What to produce: Set down the data below from its first line to the line holding "plt.rcParams['font.family'] = ['Liberation", inclusive; omit all pictures.

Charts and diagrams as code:
********

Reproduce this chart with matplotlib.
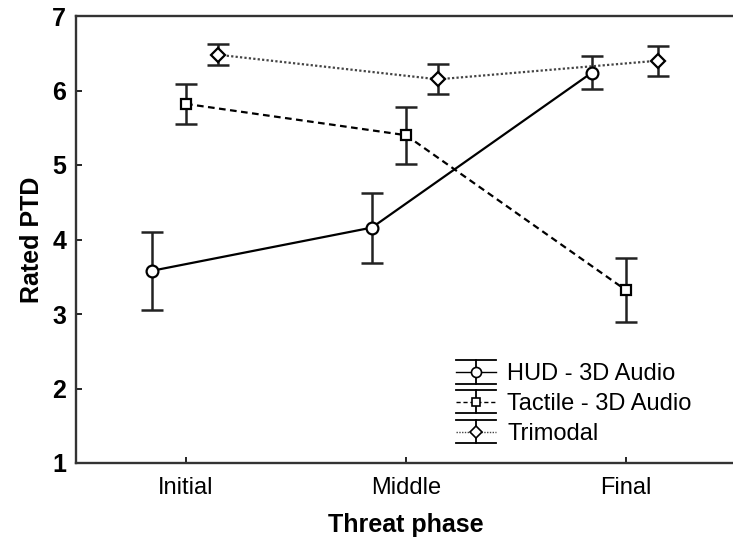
import matplotlib
matplotlib.use("Agg")
import matplotlib.pyplot as plt
from matplotlib.lines import Line2D
from matplotlib.legend_handler import HandlerBase
import numpy as np

plt.rcParams['font.family'] = ['Liberation Sans', 'DejaVu Sans']

phases = ["Initial", "Middle", "Final"]
series_names = ["HUD - 3D Audio", "Tactile - 3D Audio", "Trimodal"]

hud_mean = [3.58, 4.16, 6.24]
hud_err = [0.52, 0.47, 0.22]
tactile_mean = [5.82, 5.40, 3.32]
tactile_err = [0.27, 0.38, 0.43]
trimodal_mean = [6.48, 6.15, 6.40]
trimodal_err = [0.14, 0.20, 0.20]

y_ticks = [1, 2, 3, 4, 5, 6, 7]

styles = [
    dict(mean=hud_mean, err=hud_err, offset=-0.155, ls='-', marker='o', ms=8.5,
         color='black', lw=1.6),
    dict(mean=tactile_mean, err=tactile_err, offset=0.0, ls=(0, (3, 2)), marker='s', ms=7.5,
         color='black', lw=1.6),
    dict(mean=trimodal_mean, err=trimodal_err, offset=0.145, ls=(0, (1, 1)), marker='D', ms=7.5,
         color='#444444', lw=1.6),
]

fig = plt.figure(figsize=(7.33, 5.41), dpi=100)
ax = fig.add_axes([76 / 733, 78 / 541, 660 / 733, 447 / 541])

x = np.arange(len(phases))
for st in styles:
    xs = x + st['offset']
    ax.errorbar(xs, st['mean'], yerr=st['err'], fmt='none', ecolor='#222222',
                elinewidth=1.8, capsize=8, capthick=1.8, zorder=2)
    ax.plot(xs, st['mean'], linestyle=st['ls'], color=st['color'], lw=st['lw'],
            zorder=3)
    ax.plot(xs, st['mean'], linestyle='none', marker=st['marker'], ms=st['ms'],
            mfc='white', mec='black', mew=1.6, zorder=4)

ax.set_xlim(-0.5, 2.5)
ax.set_ylim(1, 7)
ax.set_xticks(x)
ax.set_xticklabels(phases, fontsize=17)
ax.set_yticks(y_ticks)
ax.set_yticklabels([str(t) for t in y_ticks], fontsize=18, fontweight='bold')
ax.tick_params(axis='both', direction='in', length=4, width=1.2, color='black')
ax.tick_params(axis='x', pad=10)
ax.tick_params(axis='y', pad=7)

for side in ['left', 'top', 'bottom']:
    ax.spines[side].set_linewidth(1.7)
    ax.spines[side].set_color('#333333')
ax.spines['right'].set_visible(False)

ax.set_xlabel("Threat phase", fontsize=18, fontweight='bold', labelpad=10)
ax.set_ylabel("Rated PTD", fontsize=18, fontweight='bold', labelpad=6)


class SeriesKey:
    def __init__(self, ls, marker, ms, color):
        self.ls = ls
        self.marker = marker
        self.ms = ms
        self.color = color


class SeriesKeyHandler(HandlerBase):
    def create_artists(self, legend, orig_handle, xdescent, ydescent, width,
                       height, fontsize, trans):
        x0, x1 = -xdescent, -xdescent + width
        yc = -ydescent + height / 2
        xc = (x0 + x1) / 2
        half = height * 0.7
        art = []
        art.append(Line2D([x0, x1], [yc, yc], linestyle=orig_handle.ls,
                          color=orig_handle.color, lw=1.0, transform=trans))
        art.append(Line2D([xc, xc], [yc - half, yc + half], color='black',
                          lw=1.3, transform=trans))
        art.append(Line2D([x0, x1], [yc + half, yc + half], color='black',
                          lw=1.3, transform=trans))
        art.append(Line2D([x0, x1], [yc - half, yc - half], color='black',
                          lw=1.3, transform=trans))
        art.append(Line2D([xc], [yc], linestyle='none', marker=orig_handle.marker,
                          ms=orig_handle.ms * 0.85, mfc='white', mec='black',
                          mew=1.2, transform=trans))
        return art


keys = [SeriesKey('-', 'o', 8.5, 'black'),
        SeriesKey((0, (3, 2)), 's', 7.5, 'black'),
        SeriesKey((0, (1, 1)), 'D', 7.5, '#444444')]
ax.legend(keys, series_names, handler_map={SeriesKey: SeriesKeyHandler()},
          loc='center left', bbox_to_anchor=(456 / 733, 1 - 404 / 541),
          bbox_transform=fig.transFigure, frameon=False, fontsize=17,
          handlelength=1.7, handletextpad=0.47, labelspacing=0.33,
          borderaxespad=0, borderpad=0)

fig.savefig("out.png", dpi=100)
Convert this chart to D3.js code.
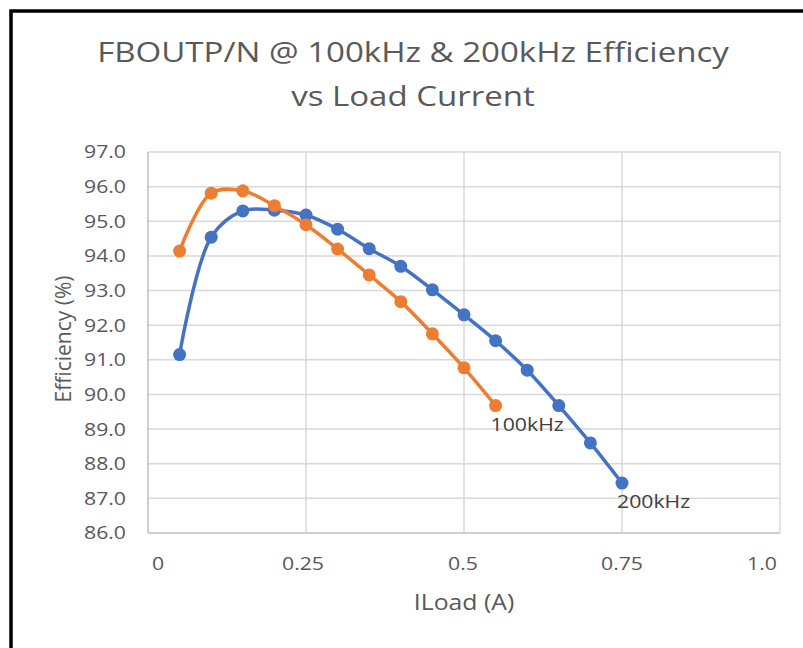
<!DOCTYPE html>
<html>
<head>
<meta charset="utf-8">
<script src="https://cdn.jsdelivr.net/npm/d3@7"></script>
<style>
  body { margin: 0; background: #fff; }
  svg { display: block; font-family: 'Open Sans', 'Noto Sans', sans-serif; }
</style>
</head>
<body>
<div id="chart"></div>
<script>
// load current (A)
const loads = [0.05, 0.1, 0.15, 0.2, 0.25, 0.3, 0.35, 0.4, 0.45, 0.5, 0.55, 0.6, 0.65, 0.7, 0.75];

const eff200k = [91.15, 94.54, 95.3, 95.32, 95.18, 94.77, 94.21, 93.7, 93.02, 92.3, 91.55, 90.7, 89.68, 88.6, 87.44];
const eff100k = [94.14, 95.81, 95.88, 95.45, 94.9, 94.2, 93.45, 92.68, 91.75, 90.77, 89.68];

const series = [
  { name: '200kHz', values: eff200k, color: '#4472C4' },
  { name: '100kHz', values: eff100k, color: '#ED7D31' }
];

const xTicks = [0, 0.25, 0.5, 0.75, 1.0];
const xTickLabels = ['0', '0.25', '0.5', '0.75', '1.0'];
const yTicks = d3.range(86, 97.01, 1);

const width = 803;
const height = 648;
const margin = { top: 152, right: 23, bottom: 115, left: 148 };

// the screenshot is a bit wider than the font, so stretch text horizontally
const stretch = 1.18;
const textColor = '#595959';

const svg = d3.select('#chart')
  .append('svg')
  .attr('width', width)
  .attr('height', height);

function addText(parent, x, y, str, size, anchor, fill) {
  return parent
    .append('text')
    .attr('transform', `translate(${x},${y}) scale(${stretch},1)`)
    .attr('text-anchor', anchor || 'start')
    .attr('fill', fill || textColor)
    .style('font-size', size + 'px')
    .text(str);
}

// outer frame (cut off at right / bottom like the screenshot)
svg.append('rect')
  .attr('x', 11)
  .attr('y', 11)
  .attr('width', width + 20)
  .attr('height', height + 20)
  .attr('fill', 'none')
  .attr('stroke', '#000')
  .attr('stroke-width', 3.5);

const x = d3.scaleLinear().domain([0, 1]).range([margin.left, width - margin.right]);
const y = d3.scaleLinear().domain([86, 97]).range([height - margin.bottom, margin.top]);

// gridlines
svg.append('g')
  .selectAll('line')
  .data(yTicks)
  .enter()
  .append('line')
  .attr('x1', x(0))
  .attr('x2', x(1))
  .attr('y1', (d) => y(d))
  .attr('y2', (d) => y(d))
  .attr('stroke', (d) => (d === 86 ? '#bfbfbf' : '#d9d9d9'))
  .attr('stroke-width', 1.5);

svg.append('g')
  .selectAll('line')
  .data(xTicks)
  .enter()
  .append('line')
  .attr('x1', (d) => x(d))
  .attr('x2', (d) => x(d))
  .attr('y1', y(86))
  .attr('y2', y(97))
  .attr('stroke', (d) => (d === 0 ? '#bfbfbf' : '#d9d9d9'))
  .attr('stroke-width', 1.5);

// y tick labels
const yLab = svg.append('g');
yTicks.forEach((t) => {
  addText(yLab, 126, y(t), t.toFixed(1), 18, 'end').attr('dy', '0.36em');
});

// x tick labels - excel pulls the end ones inward
const xLabelNudge = [10, -3, -1, 0, -18];
const xLab = svg.append('g');
xTicks.forEach((t, i) => {
  addText(xLab, x(t) + xLabelNudge[i], 570, xTickLabels[i], 18, 'middle');
});

// axis titles
addText(svg, 464, 610, 'ILoad (A)', 21, 'middle');

svg.append('text')
  .attr('transform', 'translate(63,339) rotate(-90)')
  .attr('dy', '0.36em')
  .attr('text-anchor', 'middle')
  .attr('fill', textColor)
  .style('font-size', '21px')
  .text('Efficiency (%)');

// title
addText(svg, 413, 62, 'FBOUTP/N @ 100kHz & 200kHz Efficiency', 28, 'middle');
addText(svg, 413, 106, 'vs Load Current', 28, 'middle');

// lines + markers
const line = d3.line()
  .x((d) => x(d[0]))
  .y((d) => y(d[1]))
  .curve(d3.curveCatmullRom.alpha(0.5));

series.forEach((s) => {
  const pts = s.values.map((v, i) => [loads[i], v]);
  const g = svg.append('g');

  g.append('path')
    .datum(pts)
    .attr('d', line)
    .attr('fill', 'none')
    .attr('stroke', s.color)
    .attr('stroke-width', 3.5)
    .attr('stroke-linejoin', 'round');

  g.selectAll('circle')
    .data(pts)
    .enter()
    .append('circle')
    .attr('cx', (d) => x(d[0]))
    .attr('cy', (d) => y(d[1]))
    .attr('r', 6.5)
    .attr('fill', s.color);

  // series label below the last point
  const last = pts[pts.length - 1];
  addText(g, x(last[0]) - 5, y(last[1]) + 25, s.name, 18, 'start', '#404040');
});
</script>
</body>
</html>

********

The answer:
Reproduce this chart with matplotlib.
import matplotlib
matplotlib.use("Agg")
import matplotlib.pyplot as plt
from matplotlib.lines import Line2D
from matplotlib.legend_handler import HandlerBase
import numpy as np

plt.rcParams['font.family'] = ['Liberation Sans', 'DejaVu Sans']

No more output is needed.